INSTRUCTIONS FOR THE TASK: Return the listing below unchanged, minus its pictures.

RECORDED DATA:
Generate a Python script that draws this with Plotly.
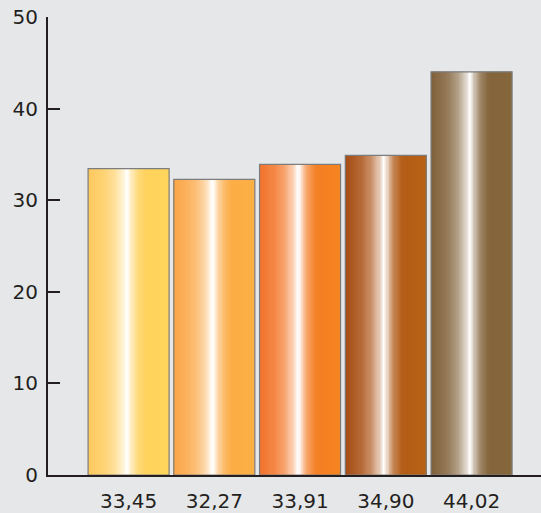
import plotly.graph_objects as go

# ---- data ----
categories = [0, 1, 2, 3, 4]
values = [33.45, 32.27, 33.91, 34.90, 44.02]
tick_labels = ["33,45", "32,27", "33,91", "34,90", "44,02"]
y_ticks = [0, 10, 20, 30, 40, 50]

# ---- style ----
left_colors = ["#fec85c", "#fba547", "#f2702a", "#a54a12", "#7f5f39"]
right_colors = ["#ffd65c", "#fcb044", "#f5841f", "#b86216", "#86663b"]
BG = "#e6e7e9"
INK = "#231f20"
FONT = "DejaVu Sans"
W = 0.945
N = 72

# highlight profile: (t, white mix)
profile = [(0.0, 0.0), (0.2, 0.15), (0.32, 0.35), (0.43, 0.7), (0.48, 1.0),
           (0.51, 0.85), (0.55, 0.55), (0.61, 0.25), (0.7, 0.03), (0.75, 0.0), (1.0, 0.0)]


def mix_at(t):
    for (t0, m0), (t1, m1) in zip(profile[:-1], profile[1:]):
        if t0 <= t <= t1:
            return m0 + (m1 - m0) * (t - t0) / (t1 - t0)
    return 0.0


def hex2rgb(h):
    h = h.lstrip("#")
    return [int(h[i:i + 2], 16) for i in (0, 2, 4)]


def color_at(k, t):
    a = hex2rgb(left_colors[k])
    b = hex2rgb(right_colors[k])
    base = [a[j] + (b[j] - a[j]) * t for j in range(3)]
    m = mix_at(t)
    c = [round(base[j] + (255 - base[j]) * m) for j in range(3)]
    return "rgb(%d,%d,%d)" % tuple(c)


fig = go.Figure()
step = W / N
for i in range(N):
    t = (i + 0.5) / N
    fig.add_trace(go.Bar(
        x=categories, y=values,
        width=step * 1.08, offset=-W / 2 + i * step,
        marker=dict(color=[color_at(k, t) for k in range(len(values))], line=dict(width=0)),
        hoverinfo="skip", showlegend=False,
    ))

# outline
fig.add_trace(go.Bar(
    x=categories, y=values, width=W,
    marker=dict(color="rgba(0,0,0,0)", line=dict(color="#7d7d7d", width=1.2)),
    hoverinfo="skip", showlegend=False,
))

fig.update_layout(
    width=541, height=513,
    barmode="overlay",
    paper_bgcolor=BG, plot_bgcolor=BG,
    margin=dict(l=48, r=0, t=17, b=38),
    font=dict(family=FONT, size=20, color=INK),
    xaxis=dict(
        range=[-0.94, 4.81], automargin=False,
        tickmode="array", tickvals=categories, ticktext=tick_labels,
        showline=True, linecolor=INK, linewidth=2,
        showgrid=False, zeroline=False, ticks="",
        tickfont=dict(family=FONT, size=20, color=INK),
        ticklabelstandoff=7,
    ),
    yaxis=dict(
        range=[0, 50], automargin=False,
        tickmode="array", tickvals=y_ticks,
        showline=True, linecolor=INK, linewidth=2,
        showgrid=False, zeroline=False,
        ticks="inside", ticklen=12, tickwidth=2, tickcolor=INK,
        tickfont=dict(family=FONT, size=20, color=INK),
        ticklabelstandoff=4,
    ),
)

fig.write_html(
    "out.html",
    config={"displayModeBar": False},
    post_script="document.body.style.margin='0';document.body.style.background='%s';" % BG,
)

OUTPUT FOR THIS TASK:
Generate a Python script that draws this with Plotly.
import plotly.graph_objects as go

# ---- data ----
categories = [0, 1, 2, 3, 4]
values = [33.45, 32.27, 33.91, 34.90, 44.02]
tick_labels = ["33,45", "32,27", "33,91", "34,90", "44,02"]
y_ticks = [0, 10, 20, 30, 40, 50]

# ---- style ----
left_colors = ["#fec85c", "#fba547", "#f2702a", "#a54a12", "#7f5f39"]
right_colors = ["#ffd65c", "#fcb044", "#f5841f", "#b86216", "#86663b"]
BG = "#e6e7e9"
INK = "#231f20"
FONT = "DejaVu Sans"
W = 0.945
N = 72

# highlight profile: (t, white mix)
profile = [(0.0, 0.0), (0.2, 0.15), (0.32, 0.35), (0.43, 0.7), (0.48, 1.0),
           (0.51, 0.85), (0.55, 0.55), (0.61, 0.25), (0.7, 0.03), (0.75, 0.0), (1.0, 0.0)]


def mix_at(t):
    for (t0, m0), (t1, m1) in zip(profile[:-1], profile[1:]):
        if t0 <= t <= t1:
            return m0 + (m1 - m0) * (t - t0) / (t1 - t0)
    return 0.0


def hex2rgb(h):
    h = h.lstrip("#")
    return [int(h[i:i + 2], 16) for i in (0, 2, 4)]


def color_at(k, t):
    a = hex2rgb(left_colors[k])
    b = hex2rgb(right_colors[k])
    base = [a[j] + (b[j] - a[j]) * t for j in range(3)]
    m = mix_at(t)
    c = [round(base[j] + (255 - base[j]) * m) for j in range(3)]
    return "rgb(%d,%d,%d)" % tuple(c)


fig = go.Figure()
step = W / N
for i in range(N):
    t = (i + 0.5) / N
    fig.add_trace(go.Bar(
        x=categories, y=values,
        width=step * 1.08, offset=-W / 2 + i * step,
        marker=dict(color=[color_at(k, t) for k in range(len(values))], line=dict(width=0)),
        hoverinfo="skip", showlegend=False,
    ))

# outline
fig.add_trace(go.Bar(
    x=categories, y=values, width=W,
    marker=dict(color="rgba(0,0,0,0)", line=dict(color="#7d7d7d", width=1.2)),
    hoverinfo="skip", showlegend=False,
))

fig.update_layout(
    width=541, height=513,
    barmode="overlay",
    paper_bgcolor=BG, plot_bgcolor=BG,
    margin=dict(l=48, r=0, t=17, b=38),
    font=dict(family=FONT, size=20, color=INK),
    xaxis=dict(
        range=[-0.94, 4.81], automargin=False,
        tickmode="array", tickvals=categories, ticktext=tick_labels,
        showline=True, linecolor=INK, linewidth=2,
        showgrid=False, zeroline=False, ticks="",
        tickfont=dict(family=FONT, size=20, color=INK),
        ticklabelstandoff=7,
    ),
    yaxis=dict(
        range=[0, 50], automargin=False,
        tickmode="array", tickvals=y_ticks,
        showline=True, linecolor=INK, linewidth=2,
        showgrid=False, zeroline=False,
        ticks="inside", ticklen=12, tickwidth=2, tickcolor=INK,
        tickfont=dict(family=FONT, size=20, color=INK),
        ticklabelstandoff=4,
    ),
)

fig.write_html(
    "out.html",
    config={"displayModeBar": False},
    post_script="document.body.style.margin='0';document.body.style.background='%s';" % BG,
)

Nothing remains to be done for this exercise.